I have started that journey but was hoping to not have to spend days looking at it all. The summary would make it easy to find what I need. I know what you mean and yes that is the best way but was hoping to do it with some priorities.
 
Specifically I am looking to pentest a few networks so anything that exploits apache or bitlocker (windows) would be a great help.
I haven't used Kali (Backtrack in fact) for long time but there is a tool called metasploit-framework which contains a searchable internal database of a ton of exploits ready to launch at any target that offers online services .
Normally this would be your own server ofc. if you're testing security of your server.

For instance if you want to pentest to take control of your own apache web server you would search the database for "apache" exploits and then from the list try each one to see if any one of them succeeds.
(you'll be amazed by how easy it is to take control of un-patched services)

Usually each exploit takes common and unique parameters which you need to supply before executing it.
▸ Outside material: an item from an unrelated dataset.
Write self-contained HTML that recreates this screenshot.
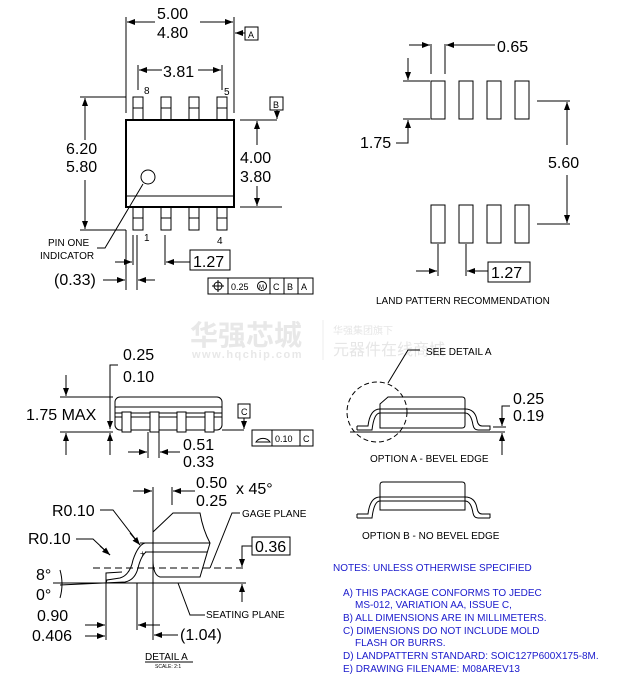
<!DOCTYPE html>
<html><head><meta charset="utf-8"><style>
html,body{margin:0;padding:0;background:#fff;width:633px;height:684px;overflow:hidden}
svg{display:block;font-family:"Liberation Sans","Noto Sans CJK SC",sans-serif}
.l{stroke:#000;stroke-width:1;fill:none}
.t{font-size:16px;fill:#000}
.s{font-size:10px;fill:#000}
.n{font-size:10px;fill:#1a1acc}
</style></head><body>
<svg width="633" height="684" viewBox="0 0 633 684">
<defs>
<marker id="a" markerWidth="8" markerHeight="6" refX="8" refY="3" orient="auto" markerUnits="userSpaceOnUse"><path d="M0,0 L8,3 L0,6z" fill="#000"/></marker>
</defs>
<text x="190" y="345" font-size="28" font-weight="bold" fill="#e8e8e8">华强芯城</text>
<text x="192" y="358" font-size="11" font-weight="bold" fill="#e8e8e8" letter-spacing="1.5">www.hqchip.com</text>
<line x1="323" y1="320" x2="323" y2="360" stroke="#eee"/>
<text x="333" y="334" font-size="10" fill="#e6e6e6">华强集团旗下</text>
<text x="333" y="355" font-size="16" fill="#e6e6e6">元器件在线商城</text>

<g class="l">
<rect x="126" y="120" width="108" height="87" stroke-width="2"/>
<line x1="126" y1="196" x2="234" y2="196"/>
<rect x="133" y="97" width="10" height="23"/><line x1="133" y1="108" x2="143" y2="108"/>
<rect x="161" y="97" width="10" height="23"/><line x1="161" y1="108" x2="171" y2="108"/>
<rect x="189" y="97" width="10" height="23"/><line x1="189" y1="108" x2="199" y2="108"/>
<rect x="217" y="97" width="10" height="23"/><line x1="217" y1="108" x2="227" y2="108"/>
<rect x="133" y="207" width="10" height="23"/><line x1="133" y1="218" x2="143" y2="218"/>
<rect x="161" y="207" width="10" height="23"/><line x1="161" y1="218" x2="171" y2="218"/>
<rect x="189" y="207" width="10" height="23"/><line x1="189" y1="218" x2="199" y2="218"/>
<rect x="217" y="207" width="10" height="23"/><line x1="217" y1="218" x2="227" y2="218"/>
<line x1="126" y1="17" x2="126" y2="113"/><line x1="234" y1="17" x2="234" y2="113"/>
<line x1="155" y1="22" x2="127" y2="22" marker-end="url(#a)"/><line x1="200" y1="22" x2="233" y2="22" marker-end="url(#a)"/>
<line x1="245" y1="33" x2="235" y2="33" marker-end="url(#a)"/><rect x="245" y="27" width="13" height="13"/>
<line x1="138" y1="65" x2="138" y2="90"/><line x1="222" y1="65" x2="222" y2="90"/>
<line x1="162" y1="70" x2="139" y2="70" marker-end="url(#a)"/><line x1="198" y1="70" x2="221" y2="70" marker-end="url(#a)"/>
<rect x="270" y="97" width="13" height="13"/>
<line x1="240" y1="120" x2="277" y2="120"/><line x1="277" y1="110" x2="277" y2="119" marker-end="url(#a)"/>
<line x1="80" y1="97" x2="126" y2="97"/><line x1="80" y1="230" x2="126" y2="230"/>
<line x1="85" y1="140" x2="85" y2="98" marker-end="url(#a)"/><line x1="85" y1="180" x2="85" y2="229" marker-end="url(#a)"/>
<line x1="240" y1="207" x2="282" y2="207"/>
<line x1="257" y1="145" x2="257" y2="121" marker-end="url(#a)"/><line x1="257" y1="186" x2="257" y2="206" marker-end="url(#a)"/>
<circle cx="148" cy="177" r="7"/>
<polyline points="143,184 105,248 97,248"/>
<line x1="126" y1="230" x2="126" y2="290"/><line x1="133" y1="235" x2="133" y2="265"/><line x1="137" y1="235" x2="137" y2="290"/>
<line x1="115" y1="262" x2="132" y2="262" marker-end="url(#a)"/>
<line x1="103" y1="280" x2="125" y2="280" marker-end="url(#a)"/><line x1="155" y1="280" x2="138" y2="280" marker-end="url(#a)"/>
<line x1="165" y1="235" x2="165" y2="265"/>
<line x1="190" y1="262" x2="166" y2="262" marker-end="url(#a)"/>
<rect x="190" y="250" width="40" height="20"/>
<rect x="208" y="278" width="105" height="16"/>
<line x1="228" y1="278" x2="228" y2="294"/><line x1="270" y1="278" x2="270" y2="294"/><line x1="284" y1="278" x2="284" y2="294"/><line x1="298" y1="278" x2="298" y2="294"/>
<circle cx="218" cy="286" r="4"/><line x1="212" y1="286" x2="224" y2="286"/><line x1="218" y1="280" x2="218" y2="292"/>
<circle cx="262" cy="286" r="4.5"/>
</g>
<text class="t" x="157" y="19">5.00</text><text class="t" x="157" y="38">4.80</text>
<text class="t" x="163" y="77">3.81</text>
<text x="144" y="94" font-size="10">8</text><text x="224" y="95" font-size="10">5</text>
<text x="144" y="241" font-size="10">1</text><text x="217" y="244" font-size="10">4</text>
<text x="248" y="38" font-size="9">A</text><text x="273" y="108" font-size="9">B</text>
<text class="t" x="66" y="154">6.20</text><text class="t" x="66" y="172">5.80</text>
<text class="t" x="240" y="163">4.00</text><text class="t" x="240" y="182">3.80</text>
<text class="s" x="48" y="246">PIN ONE</text><text class="s" x="40" y="259">INDICATOR</text>
<text class="t" x="54" y="285">(0.33)</text>
<text class="t" x="193" y="267">1.27</text>
<text x="231" y="290" font-size="9">0.25</text><text x="259" y="289" font-size="6">M</text>
<text x="273" y="290" font-size="9">C</text><text x="287" y="290" font-size="9">B</text><text x="301" y="290" font-size="9">A</text>

<g class="l">
<rect x="431" y="81" width="14" height="38"/><rect x="459" y="81" width="14" height="38"/><rect x="487" y="81" width="14" height="38"/><rect x="515" y="81" width="14" height="38"/>
<rect x="431" y="205" width="14" height="38"/><rect x="459" y="205" width="14" height="38"/><rect x="487" y="205" width="14" height="38"/><rect x="515" y="205" width="14" height="38"/>
<line x1="431" y1="44" x2="431" y2="74"/><line x1="445" y1="44" x2="445" y2="74"/>
<line x1="409" y1="45" x2="430" y2="45" marker-end="url(#a)"/><line x1="495" y1="45" x2="446" y2="45" marker-end="url(#a)"/>
<line x1="403" y1="81" x2="430" y2="81"/><line x1="403" y1="119" x2="430" y2="119"/>
<line x1="408" y1="58" x2="408" y2="80" marker-end="url(#a)"/>
<polyline points="396,143 408,143 408,120"/><line x1="408" y1="135" x2="408" y2="120" marker-end="url(#a)"/>
<line x1="537" y1="101" x2="570" y2="101"/><line x1="537" y1="224" x2="570" y2="224"/>
<line x1="567" y1="145" x2="567" y2="102" marker-end="url(#a)"/><line x1="567" y1="175" x2="567" y2="223" marker-end="url(#a)"/>
<line x1="438" y1="244" x2="438" y2="276"/><line x1="466" y1="244" x2="466" y2="276"/>
<line x1="416" y1="271" x2="437" y2="271" marker-end="url(#a)"/><line x1="488" y1="271" x2="467" y2="271" marker-end="url(#a)"/>
<rect x="488" y="262" width="42" height="20"/>
</g>
<text class="t" x="497" y="52">0.65</text>
<text class="t" x="360" y="148">1.75</text>
<text class="t" x="548" y="168">5.60</text>
<text class="t" x="491" y="278">1.27</text>
<text class="s" x="376" y="304">LAND PATTERN RECOMMENDATION</text>

<g class="l">
<rect x="115" y="397" width="107" height="33" rx="5"/>
<line x1="115" y1="407" x2="222" y2="407"/>
<line x1="115" y1="413" x2="222" y2="413"/><line x1="115" y1="417" x2="222" y2="417"/>
<rect x="122" y="412" width="9" height="20" fill="#fff"/><rect x="150" y="412" width="9" height="20" fill="#fff"/><rect x="177" y="412" width="9" height="20" fill="#fff"/><rect x="205" y="412" width="9" height="20" fill="#fff"/>
<line x1="60" y1="397" x2="113" y2="397"/><line x1="60" y1="432" x2="113" y2="432"/>
<line x1="66" y1="375" x2="66" y2="396" marker-end="url(#a)"/><line x1="66" y1="455" x2="66" y2="433" marker-end="url(#a)"/>
<polyline points="118,365 110,365 110,428"/><line x1="110" y1="410" x2="110" y2="429" marker-end="url(#a)"/>
<line x1="110" y1="455" x2="110" y2="433" marker-end="url(#a)"/>
<rect x="238" y="404" width="12" height="14"/>
<line x1="222" y1="430" x2="244" y2="430"/><line x1="244" y1="418" x2="244" y2="429" marker-end="url(#a)"/>
<rect x="252" y="430" width="61" height="16"/><line x1="272" y1="430" x2="272" y2="446"/><line x1="300" y1="430" x2="300" y2="446"/>
<path d="M256,442 A8,7 0 0 1 270,442 Z"/>
<line x1="148" y1="432" x2="148" y2="458"/><line x1="159" y1="432" x2="159" y2="458"/>
<line x1="128" y1="452" x2="147" y2="452" marker-end="url(#a)"/><line x1="180" y1="452" x2="160" y2="452" marker-end="url(#a)"/>
</g>
<text class="t" x="123" y="360">0.25</text><text class="t" x="123" y="382">0.10</text>
<text class="t" x="26" y="420">1.75 MAX</text>
<text x="241" y="415" font-size="9">C</text>
<text x="275" y="442" font-size="9">0.10</text><text x="303" y="442" font-size="9">C</text>
<text class="t" x="183" y="450">0.51</text><text class="t" x="183" y="467">0.33</text>

<g class="l">
<circle cx="377" cy="412" r="30" stroke-dasharray="5,3"/>
<polyline points="388,383 408,350 420,350"/>
<path d="M380,428 L380,404 L388,397 L462,397 Q465,397 465,400 L465,425 Q465,428 462,428 Z"/>
<path d="M357,430 L372,430 Q374,413 380,413 L465,413 Q471,413 473,425 Q474,430 478,430 L490,430"/>
<path d="M357,426 L368,426 Q370,409 380,409 L465,409 Q475,409 477,420 Q478,426 482,426 L490,426 L490,430"/>
<line x1="357" y1="426" x2="357" y2="430"/>
<line x1="350" y1="432" x2="505" y2="432"/>
<line x1="493" y1="427" x2="506" y2="427"/>
<polyline points="510,406 502,406 502,426"/><line x1="502" y1="418" x2="502" y2="426" marker-end="url(#a)"/>
<line x1="502" y1="455" x2="502" y2="433" marker-end="url(#a)"/>
<path d="M380,510 L380,485 Q380,482 383,482 L462,482 Q465,482 465,485 L465,510 Z"/>
<path d="M357,518 L372,518 Q374,501 380,501 L465,501 Q471,501 473,513 Q474,518 478,518 L490,518"/>
<path d="M357,514 L368,514 Q370,497 380,497 L465,497 Q475,497 477,508 Q478,514 482,514 L490,514 L490,518"/>
<line x1="357" y1="514" x2="357" y2="518"/>
</g>
<text class="s" x="426" y="355">SEE DETAIL A</text>
<text class="t" x="513" y="404">0.25</text><text class="t" x="513" y="421">0.19</text>
<text class="s" x="370" y="462">OPTION A - BEVEL EDGE</text>
<text class="s" x="362" y="539">OPTION B - NO BEVEL EDGE</text>

<text class="n" x="333" y="571">NOTES: UNLESS OTHERWISE SPECIFIED</text>
<text class="n" x="343" y="596">A)  THIS PACKAGE CONFORMS TO JEDEC</text>
<text class="n" x="355" y="608">MS-012, VARIATION AA, ISSUE C,</text>
<text class="n" x="343" y="621">B)  ALL DIMENSIONS ARE IN MILLIMETERS.</text>
<text class="n" x="343" y="634">C)  DIMENSIONS DO NOT INCLUDE MOLD</text>
<text class="n" x="355" y="646">FLASH OR BURRS.</text>
<text class="n" x="343" y="659">D)  LANDPATTERN STANDARD: SOIC127P600X175-8M.</text>
<text class="n" x="343" y="672">E)  DRAWING FILENAME: M08AREV13</text>

<g class="l">
<path d="M153,532 L173,513 L200,513 Q203,530 210,543 L200,577 L160,577 Q153,575 153,560"/>
<line x1="140" y1="543" x2="210" y2="543"/><line x1="145" y1="552" x2="207" y2="552"/>
<path d="M153,543 L145,543 Q138,545 133,560 Q130,575 120,578 L107,580 L106,583"/>
<path d="M153,552 L146,552 Q141,556 138,568 Q135,580 125,582 L60,585"/>
<path d="M106,583 L106,573 L122,572"/>
<line x1="93" y1="568" x2="246" y2="568" stroke-dasharray="7,4"/>
<line x1="53" y1="583" x2="246" y2="583"/>
<line x1="153" y1="487" x2="153" y2="640"/><line x1="137" y1="583" x2="137" y2="630"/>
<line x1="172" y1="487" x2="172" y2="505"/>
<line x1="133" y1="491" x2="152" y2="491" marker-end="url(#a)"/><line x1="195" y1="491" x2="173" y2="491" marker-end="url(#a)"/>
<polyline points="240,513 232,513 210,568"/>
<rect x="252" y="537" width="38" height="18"/>
<polyline points="252,546 242,546 242,567"/><line x1="242" y1="558" x2="242" y2="567" marker-end="url(#a)"/>
<line x1="242" y1="602" x2="242" y2="584" marker-end="url(#a)"/>
<polyline points="205,615 190,615 178,583"/>
<polyline points="100,510 113,510 140,545"/><line x1="130" y1="533" x2="140" y2="545" marker-end="url(#a)"/>
<polyline points="76,539 93,539 110,555"/><line x1="100" y1="546" x2="110" y2="555" marker-end="url(#a)"/>
<path d="M60,570 Q64,584 60,598"/>
<line x1="106" y1="583" x2="106" y2="640"/>
<line x1="85" y1="625" x2="105" y2="625" marker-end="url(#a)"/><line x1="160" y1="625" x2="138" y2="625" marker-end="url(#a)"/>
<line x1="85" y1="636" x2="105" y2="636" marker-end="url(#a)"/>
<line x1="178" y1="635" x2="154" y2="635" marker-end="url(#a)"/>
<line x1="145" y1="662" x2="193" y2="662"/>
</g>
<text x="140" y="556" font-size="8">+</text>
<text class="t" x="196" y="488">0.50</text><text class="t" x="196" y="506">0.25</text>
<text class="t" x="236" y="494" font-size="14">x 45°</text>
<text class="s" x="242" y="517">GAGE PLANE</text>
<text class="t" x="255" y="552">0.36</text>
<text class="s" x="206" y="618">SEATING PLANE</text>
<text class="t" x="52" y="516">R0.10</text>
<text class="t" x="28" y="544">R0.10</text>
<text class="t" x="36" y="580">8°</text><text class="t" x="36" y="600">0°</text>
<text class="t" x="37" y="621">0.90</text><text class="t" x="32" y="641">0.406</text>
<text class="t" x="180" y="640">(1.04)</text>
<text class="s" x="145" y="660">DETAIL A</text>
<text x="155" y="668" font-size="5">SCALE: 2:1</text>
</svg>
</body></html>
The database is nothing but a collection of shellcodes usually imported into ruby project (because that's what the framework works with (or at least did before)) or shellcodes made by compiled languages ex. bytecode usable by ruby, that works against specific CVE's.

If you're not developer then the "Problem" with the database is that it's not cutting edge, you'll find exploits only for already known CVE's, for instance you won't find the one for which there is already no security patch deployed by OS and package maintainers.

If that's not good enough for you, you can expand the database by either downloading more shellcodes (exploits) and integrating them from specific sites, or you could write your own by inspecting source code of the service you're targeting and finding vulnerabilities yourself, for this to work you'd need to know the language of the service being inspected and ruby at a minimum for implementation, although it's possible to write it in C\C++ or ASM and then importing shellcode to ruby module that works with the framework. (basic ruby knowledge should work) for this.

Of course before doing any of this as always nmap is first step, you want o master using nmap to be able to detect exact service version of the target as that's needed to figure out which exploit to use, search for or develop or to know which commit of the service to inspect source code.

edit:
An example of a exploit written in ruby for metasploit:

You'll normaly have it installed already and don't need to bother reading the code, but these are only against known CVE's that are well known and shared by the community.

therefore not very useful for attack except against lazy people, but rather for defense, that is, to find holes in your apache server to fix them.